* Begin Stored records *
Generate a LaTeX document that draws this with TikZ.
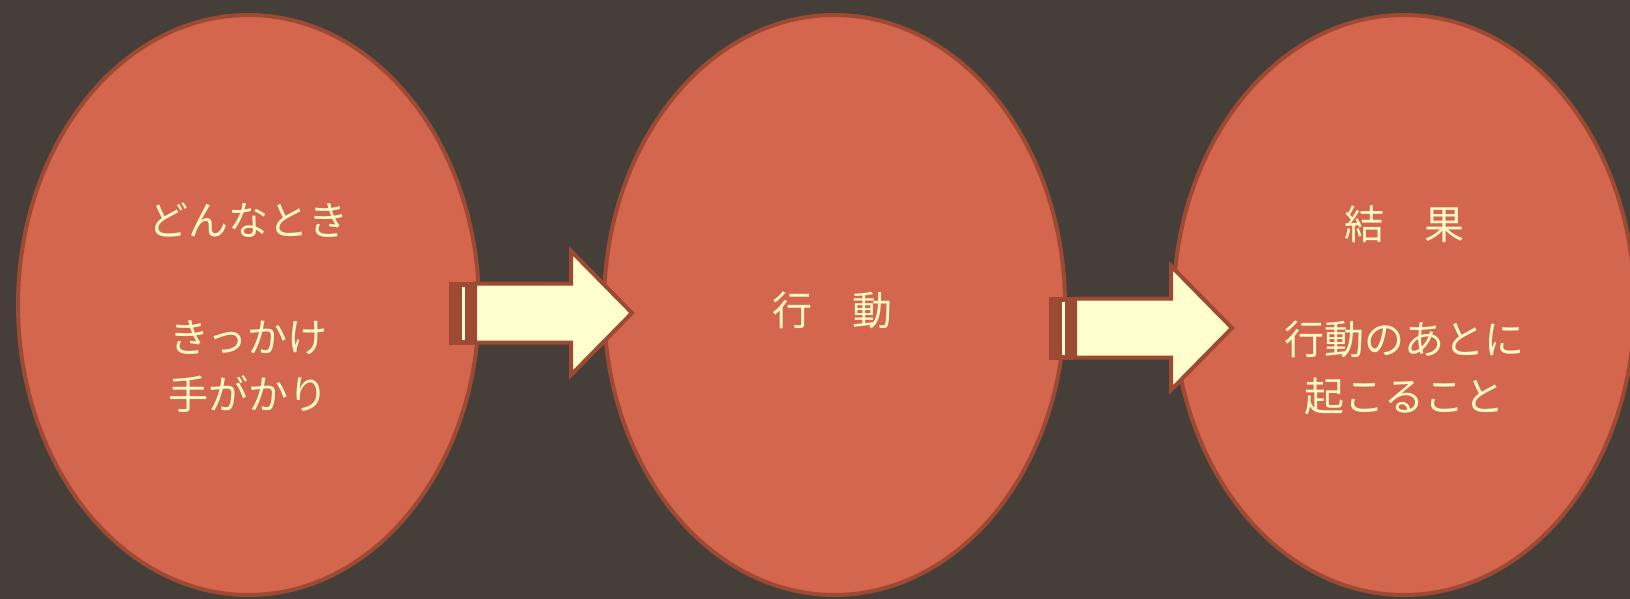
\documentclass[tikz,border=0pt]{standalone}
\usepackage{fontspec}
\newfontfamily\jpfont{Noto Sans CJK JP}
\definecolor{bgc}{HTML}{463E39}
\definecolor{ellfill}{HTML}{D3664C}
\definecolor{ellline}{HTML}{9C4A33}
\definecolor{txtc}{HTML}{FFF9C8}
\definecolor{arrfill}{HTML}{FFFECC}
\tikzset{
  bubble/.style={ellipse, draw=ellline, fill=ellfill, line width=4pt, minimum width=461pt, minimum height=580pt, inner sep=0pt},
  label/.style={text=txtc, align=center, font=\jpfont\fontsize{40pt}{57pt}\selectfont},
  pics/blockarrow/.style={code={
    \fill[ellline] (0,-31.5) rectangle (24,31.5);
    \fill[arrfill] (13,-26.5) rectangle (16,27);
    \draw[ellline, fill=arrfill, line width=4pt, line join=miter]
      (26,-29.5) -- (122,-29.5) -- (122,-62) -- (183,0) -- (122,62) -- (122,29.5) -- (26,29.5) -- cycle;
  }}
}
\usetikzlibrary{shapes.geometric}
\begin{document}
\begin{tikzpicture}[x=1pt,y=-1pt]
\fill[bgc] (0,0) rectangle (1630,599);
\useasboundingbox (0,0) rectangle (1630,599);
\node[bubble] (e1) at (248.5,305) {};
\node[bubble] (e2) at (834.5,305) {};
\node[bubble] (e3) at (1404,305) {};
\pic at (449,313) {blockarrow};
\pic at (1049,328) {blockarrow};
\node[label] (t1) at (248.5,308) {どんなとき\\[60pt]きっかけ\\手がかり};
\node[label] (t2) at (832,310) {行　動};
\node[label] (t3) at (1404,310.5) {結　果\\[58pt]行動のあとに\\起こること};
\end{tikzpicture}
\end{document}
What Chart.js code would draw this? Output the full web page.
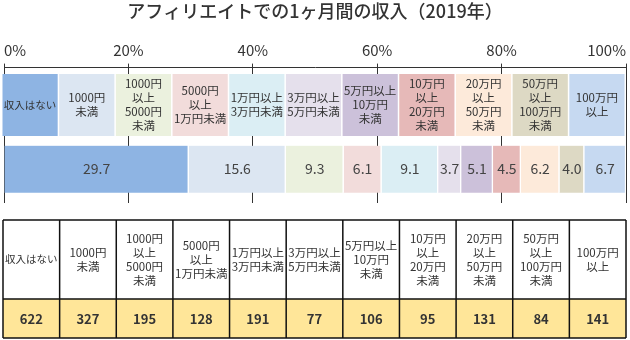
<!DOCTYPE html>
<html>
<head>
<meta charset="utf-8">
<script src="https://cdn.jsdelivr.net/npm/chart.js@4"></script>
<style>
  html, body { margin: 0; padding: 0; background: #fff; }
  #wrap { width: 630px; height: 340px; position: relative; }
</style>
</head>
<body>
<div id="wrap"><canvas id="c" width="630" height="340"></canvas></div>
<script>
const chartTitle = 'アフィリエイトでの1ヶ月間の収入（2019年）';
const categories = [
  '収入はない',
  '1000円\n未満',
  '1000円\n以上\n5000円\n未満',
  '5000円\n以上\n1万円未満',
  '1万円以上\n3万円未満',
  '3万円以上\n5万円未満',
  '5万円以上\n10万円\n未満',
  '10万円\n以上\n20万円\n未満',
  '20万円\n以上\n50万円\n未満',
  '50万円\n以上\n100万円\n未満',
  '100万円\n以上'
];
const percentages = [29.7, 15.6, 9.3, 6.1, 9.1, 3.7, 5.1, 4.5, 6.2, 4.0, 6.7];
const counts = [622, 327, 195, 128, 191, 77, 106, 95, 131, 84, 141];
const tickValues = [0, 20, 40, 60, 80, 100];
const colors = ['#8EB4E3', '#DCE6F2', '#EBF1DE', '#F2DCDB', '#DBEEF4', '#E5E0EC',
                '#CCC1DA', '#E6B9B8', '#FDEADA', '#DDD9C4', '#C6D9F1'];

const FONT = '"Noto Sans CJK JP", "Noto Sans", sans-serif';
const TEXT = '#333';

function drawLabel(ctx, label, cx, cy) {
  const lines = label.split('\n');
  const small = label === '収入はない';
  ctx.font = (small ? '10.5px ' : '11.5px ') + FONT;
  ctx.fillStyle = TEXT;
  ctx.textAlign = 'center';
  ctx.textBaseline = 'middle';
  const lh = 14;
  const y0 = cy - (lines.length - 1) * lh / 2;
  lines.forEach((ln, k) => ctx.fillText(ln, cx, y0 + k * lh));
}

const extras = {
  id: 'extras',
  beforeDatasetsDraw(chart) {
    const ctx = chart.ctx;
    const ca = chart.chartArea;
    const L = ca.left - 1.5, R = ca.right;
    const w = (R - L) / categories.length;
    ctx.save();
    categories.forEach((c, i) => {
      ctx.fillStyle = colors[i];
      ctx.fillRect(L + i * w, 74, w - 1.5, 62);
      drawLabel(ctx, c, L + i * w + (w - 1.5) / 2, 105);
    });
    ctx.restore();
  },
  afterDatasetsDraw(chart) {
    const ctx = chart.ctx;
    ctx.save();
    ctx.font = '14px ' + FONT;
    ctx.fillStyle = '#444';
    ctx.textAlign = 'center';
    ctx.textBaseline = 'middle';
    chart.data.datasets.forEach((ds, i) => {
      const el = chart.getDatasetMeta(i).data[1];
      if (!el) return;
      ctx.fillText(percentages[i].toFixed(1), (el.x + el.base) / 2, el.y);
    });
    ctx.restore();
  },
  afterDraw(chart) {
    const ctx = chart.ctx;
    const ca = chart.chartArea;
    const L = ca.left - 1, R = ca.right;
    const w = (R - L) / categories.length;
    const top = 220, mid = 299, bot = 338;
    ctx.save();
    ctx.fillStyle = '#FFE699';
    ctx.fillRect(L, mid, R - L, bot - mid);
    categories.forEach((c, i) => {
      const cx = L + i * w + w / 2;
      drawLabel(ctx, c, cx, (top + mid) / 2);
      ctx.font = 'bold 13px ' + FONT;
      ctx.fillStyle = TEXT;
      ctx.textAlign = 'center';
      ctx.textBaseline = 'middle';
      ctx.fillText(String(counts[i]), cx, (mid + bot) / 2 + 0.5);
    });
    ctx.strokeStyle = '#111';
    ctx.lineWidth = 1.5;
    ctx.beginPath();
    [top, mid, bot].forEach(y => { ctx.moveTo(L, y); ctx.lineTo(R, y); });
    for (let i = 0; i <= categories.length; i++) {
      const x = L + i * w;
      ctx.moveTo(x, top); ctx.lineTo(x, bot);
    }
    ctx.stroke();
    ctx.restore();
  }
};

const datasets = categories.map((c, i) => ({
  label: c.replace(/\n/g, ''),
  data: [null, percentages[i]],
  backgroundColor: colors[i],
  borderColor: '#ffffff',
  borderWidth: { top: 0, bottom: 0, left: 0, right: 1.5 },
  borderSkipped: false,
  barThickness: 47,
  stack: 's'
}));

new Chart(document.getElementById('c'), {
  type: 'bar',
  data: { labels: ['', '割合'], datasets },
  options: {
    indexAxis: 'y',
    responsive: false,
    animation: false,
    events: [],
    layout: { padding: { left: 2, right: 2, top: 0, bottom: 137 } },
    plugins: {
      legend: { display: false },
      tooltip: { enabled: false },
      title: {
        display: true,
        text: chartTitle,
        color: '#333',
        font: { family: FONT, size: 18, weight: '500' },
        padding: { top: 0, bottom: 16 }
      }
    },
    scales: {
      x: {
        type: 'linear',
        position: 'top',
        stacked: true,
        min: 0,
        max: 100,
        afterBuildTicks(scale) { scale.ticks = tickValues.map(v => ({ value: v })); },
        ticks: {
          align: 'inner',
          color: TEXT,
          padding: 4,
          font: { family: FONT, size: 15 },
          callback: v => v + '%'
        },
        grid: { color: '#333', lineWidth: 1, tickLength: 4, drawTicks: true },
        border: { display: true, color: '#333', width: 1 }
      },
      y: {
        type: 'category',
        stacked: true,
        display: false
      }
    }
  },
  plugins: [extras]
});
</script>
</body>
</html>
* End Stored records *
Aim of the task: Omit every picture while copying the listing above exactly.

Result of the exercise:
Generate a LaTeX document that draws this with TikZ.
\documentclass[tikz,border=0pt]{standalone}
\usepackage{fontspec}
\newfontfamily\jpfont{Noto Sans CJK JP}
\definecolor{bgc}{HTML}{463E39}
\definecolor{ellfill}{HTML}{D3664C}
\definecolor{ellline}{HTML}{9C4A33}
\definecolor{txtc}{HTML}{FFF9C8}
\definecolor{arrfill}{HTML}{FFFECC}
\tikzset{
  bubble/.style={ellipse, draw=ellline, fill=ellfill, line width=4pt, minimum width=461pt, minimum height=580pt, inner sep=0pt},
  label/.style={text=txtc, align=center, font=\jpfont\fontsize{40pt}{57pt}\selectfont},
  pics/blockarrow/.style={code={
    \fill[ellline] (0,-31.5) rectangle (24,31.5);
    \fill[arrfill] (13,-26.5) rectangle (16,27);
    \draw[ellline, fill=arrfill, line width=4pt, line join=miter]
      (26,-29.5) -- (122,-29.5) -- (122,-62) -- (183,0) -- (122,62) -- (122,29.5) -- (26,29.5) -- cycle;
  }}
}
\usetikzlibrary{shapes.geometric}
\begin{document}
\begin{tikzpicture}[x=1pt,y=-1pt]
\fill[bgc] (0,0) rectangle (1630,599);
\useasboundingbox (0,0) rectangle (1630,599);
\node[bubble] (e1) at (248.5,305) {};
\node[bubble] (e2) at (834.5,305) {};
\node[bubble] (e3) at (1404,305) {};
\pic at (449,313) {blockarrow};
\pic at (1049,328) {blockarrow};
\node[label] (t1) at (248.5,308) {どんなとき\\[60pt]きっかけ\\手がかり};
\node[label] (t2) at (832,310) {行　動};
\node[label] (t3) at (1404,310.5) {結　果\\[58pt]行動のあとに\\起こること};
\end{tikzpicture}
\end{document}
What Chart.js code would draw this? Output the full web page.
<!DOCTYPE html>
<html>
<head>
<meta charset="utf-8">
<script src="https://cdn.jsdelivr.net/npm/chart.js@4"></script>
<style>
  html, body { margin: 0; padding: 0; background: #fff; }
  #wrap { width: 630px; height: 340px; position: relative; }
</style>
</head>
<body>
<div id="wrap"><canvas id="c" width="630" height="340"></canvas></div>
<script>
const chartTitle = 'アフィリエイトでの1ヶ月間の収入（2019年）';
const categories = [
  '収入はない',
  '1000円\n未満',
  '1000円\n以上\n5000円\n未満',
  '5000円\n以上\n1万円未満',
  '1万円以上\n3万円未満',
  '3万円以上\n5万円未満',
  '5万円以上\n10万円\n未満',
  '10万円\n以上\n20万円\n未満',
  '20万円\n以上\n50万円\n未満',
  '50万円\n以上\n100万円\n未満',
  '100万円\n以上'
];
const percentages = [29.7, 15.6, 9.3, 6.1, 9.1, 3.7, 5.1, 4.5, 6.2, 4.0, 6.7];
const counts = [622, 327, 195, 128, 191, 77, 106, 95, 131, 84, 141];
const tickValues = [0, 20, 40, 60, 80, 100];
const colors = ['#8EB4E3', '#DCE6F2', '#EBF1DE', '#F2DCDB', '#DBEEF4', '#E5E0EC',
                '#CCC1DA', '#E6B9B8', '#FDEADA', '#DDD9C4', '#C6D9F1'];

const FONT = '"Noto Sans CJK JP", "Noto Sans", sans-serif';
const TEXT = '#333';

function drawLabel(ctx, label, cx, cy) {
  const lines = label.split('\n');
  const small = label === '収入はない';
  ctx.font = (small ? '10.5px ' : '11.5px ') + FONT;
  ctx.fillStyle = TEXT;
  ctx.textAlign = 'center';
  ctx.textBaseline = 'middle';
  const lh = 14;
  const y0 = cy - (lines.length - 1) * lh / 2;
  lines.forEach((ln, k) => ctx.fillText(ln, cx, y0 + k * lh));
}

const extras = {
  id: 'extras',
  beforeDatasetsDraw(chart) {
    const ctx = chart.ctx;
    const ca = chart.chartArea;
    const L = ca.left - 1.5, R = ca.right;
    const w = (R - L) / categories.length;
    ctx.save();
    categories.forEach((c, i) => {
      ctx.fillStyle = colors[i];
      ctx.fillRect(L + i * w, 74, w - 1.5, 62);
      drawLabel(ctx, c, L + i * w + (w - 1.5) / 2, 105);
    });
    ctx.restore();
  },
  afterDatasetsDraw(chart) {
    const ctx = chart.ctx;
    ctx.save();
    ctx.font = '14px ' + FONT;
    ctx.fillStyle = '#444';
    ctx.textAlign = 'center';
    ctx.textBaseline = 'middle';
    chart.data.datasets.forEach((ds, i) => {
      const el = chart.getDatasetMeta(i).data[1];
      if (!el) return;
      ctx.fillText(percentages[i].toFixed(1), (el.x + el.base) / 2, el.y);
    });
    ctx.restore();
  },
  afterDraw(chart) {
    const ctx = chart.ctx;
    const ca = chart.chartArea;
    const L = ca.left - 1, R = ca.right;
    const w = (R - L) / categories.length;
    const top = 220, mid = 299, bot = 338;
    ctx.save();
    ctx.fillStyle = '#FFE699';
    ctx.fillRect(L, mid, R - L, bot - mid);
    categories.forEach((c, i) => {
      const cx = L + i * w + w / 2;
      drawLabel(ctx, c, cx, (top + mid) / 2);
      ctx.font = 'bold 13px ' + FONT;
      ctx.fillStyle = TEXT;
      ctx.textAlign = 'center';
      ctx.textBaseline = 'middle';
      ctx.fillText(String(counts[i]), cx, (mid + bot) / 2 + 0.5);
    });
    ctx.strokeStyle = '#111';
    ctx.lineWidth = 1.5;
    ctx.beginPath();
    [top, mid, bot].forEach(y => { ctx.moveTo(L, y); ctx.lineTo(R, y); });
    for (let i = 0; i <= categories.length; i++) {
      const x = L + i * w;
      ctx.moveTo(x, top); ctx.lineTo(x, bot);
    }
    ctx.stroke();
    ctx.restore();
  }
};

const datasets = categories.map((c, i) => ({
  label: c.replace(/\n/g, ''),
  data: [null, percentages[i]],
  backgroundColor: colors[i],
  borderColor: '#ffffff',
  borderWidth: { top: 0, bottom: 0, left: 0, right: 1.5 },
  borderSkipped: false,
  barThickness: 47,
  stack: 's'
}));

new Chart(document.getElementById('c'), {
  type: 'bar',
  data: { labels: ['', '割合'], datasets },
  options: {
    indexAxis: 'y',
    responsive: false,
    animation: false,
    events: [],
    layout: { padding: { left: 2, right: 2, top: 0, bottom: 137 } },
    plugins: {
      legend: { display: false },
      tooltip: { enabled: false },
      title: {
        display: true,
        text: chartTitle,
        color: '#333',
        font: { family: FONT, size: 18, weight: '500' },
        padding: { top: 0, bottom: 16 }
      }
    },
    scales: {
      x: {
        type: 'linear',
        position: 'top',
        stacked: true,
        min: 0,
        max: 100,
        afterBuildTicks(scale) { scale.ticks = tickValues.map(v => ({ value: v })); },
        ticks: {
          align: 'inner',
          color: TEXT,
          padding: 4,
          font: { family: FONT, size: 15 },
          callback: v => v + '%'
        },
        grid: { color: '#333', lineWidth: 1, tickLength: 4, drawTicks: true },
        border: { display: true, color: '#333', width: 1 }
      },
      y: {
        type: 'category',
        stacked: true,
        display: false
      }
    }
  },
  plugins: [extras]
});
</script>
</body>
</html>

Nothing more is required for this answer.